Dalam konteks sosial dan budaya, keduanya dapat dijadikan sebagai wahana dan medium perekat sosial, sarana membangun jati diri bangsa, rasa kebangsaan dan nasionalisme (Gatot Marsono).
Dalam prosesi ritual atau tradisinya kita akan berkumpul bersama tanpa ada sekat-sekat dalam kelas sosial dan status sosial, tanpa ada perbedaan agama dan keyakinan, golongan ataupun partai. Tumpengan adalah ritual selamatan dengan menyajikan (nasi) tumpeng sebagai makanan utamanya. Tumpeng disini bentuknya mengerucut ke atas menuju pucuk cabe yang mengandung filosofi memohon doa menuju 1 titik ialah Tuhan Yang Maha Esa. Bahwa kesemuanya adalah kepunyaan Tuhan dan kepada Dia-lah kita akan kembali.
Sungguh ironis memang apabila manusia yang dilahirkan di suatu daerah namun tidak memahami bahkan cenderung melupakan kebudayaan asli dari daerah tempat dimana dia dilahirkan. Melupakan apa yang sudah dia dapatkan di daerah itu dan malah memuja kebudayaan dari tempat lain yang terkadang malah tidak sesuai dengan budaya ketimuran sendiri. Cenderung meninggalkan sejarah yang telah membentuk fisik rohani semenjak dia lahir. Melupakan sejarah yang telah membentuk kepribadian ketimuran asalnya.

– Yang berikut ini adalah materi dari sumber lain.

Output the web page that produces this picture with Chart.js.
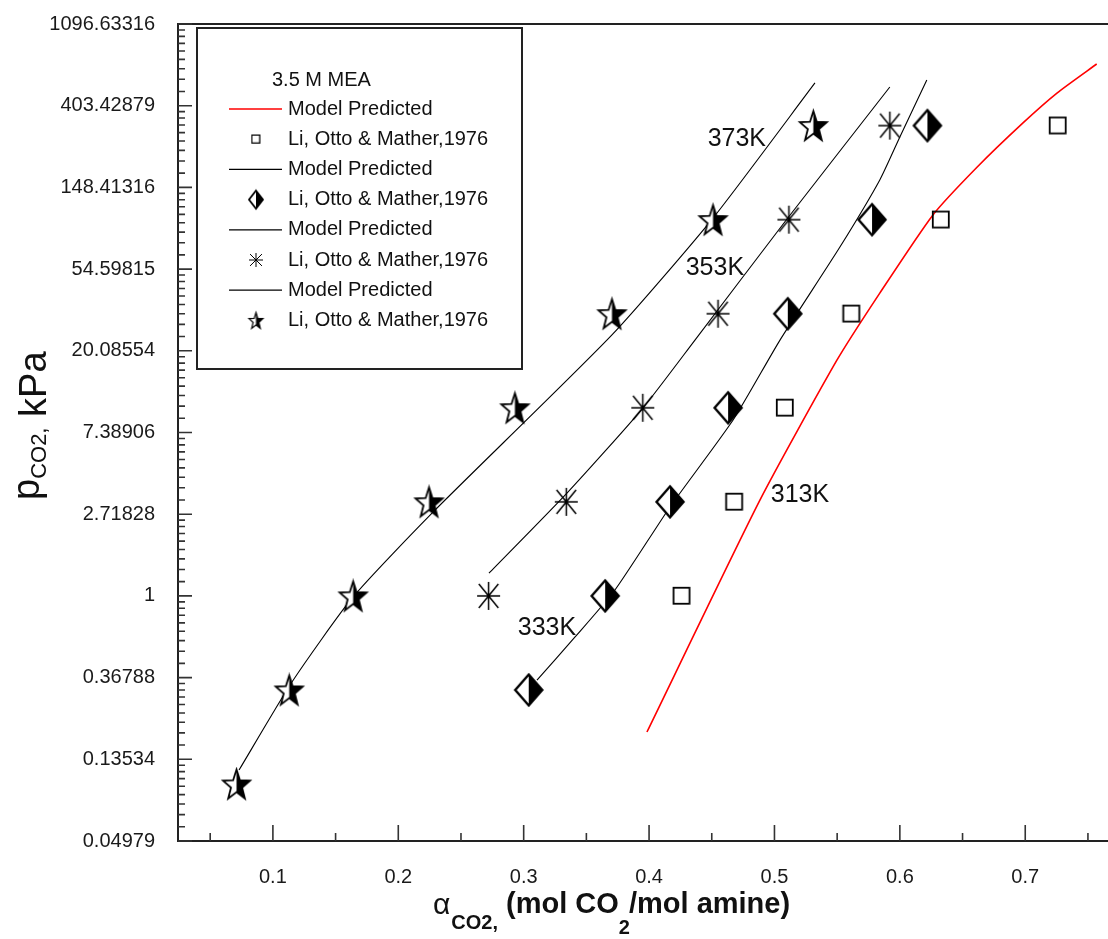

Maka sudah seyogyanya kebudayaan ketimuran bangsa sendiri itu dijunjung serta diuri-uri, dilestarikan keberadaannya. Untuk apa memuja kebudayaan bangsa lain yang belum tentu itu baik dan sesuai dengan kaidah-kaidah jati diri kebangsaan negeri sendiri. Yang pasti bukan menjadi bayangan saya apabila kebudayaan bangsa sendiri ini di kemudian hari menjadi hilang lenyap tergerus kebudayaan bangsa lain. Jangan sampai kebudayaan daerah yang merupakan identitas diri manusia menjadi hilang dan dianggap sudah tidak penting lagi. Semoga dengan merenung ini, kita semua bisa mengerti dan memahami filosofi dari “Kacang Ojo Lali Karo Kulite”.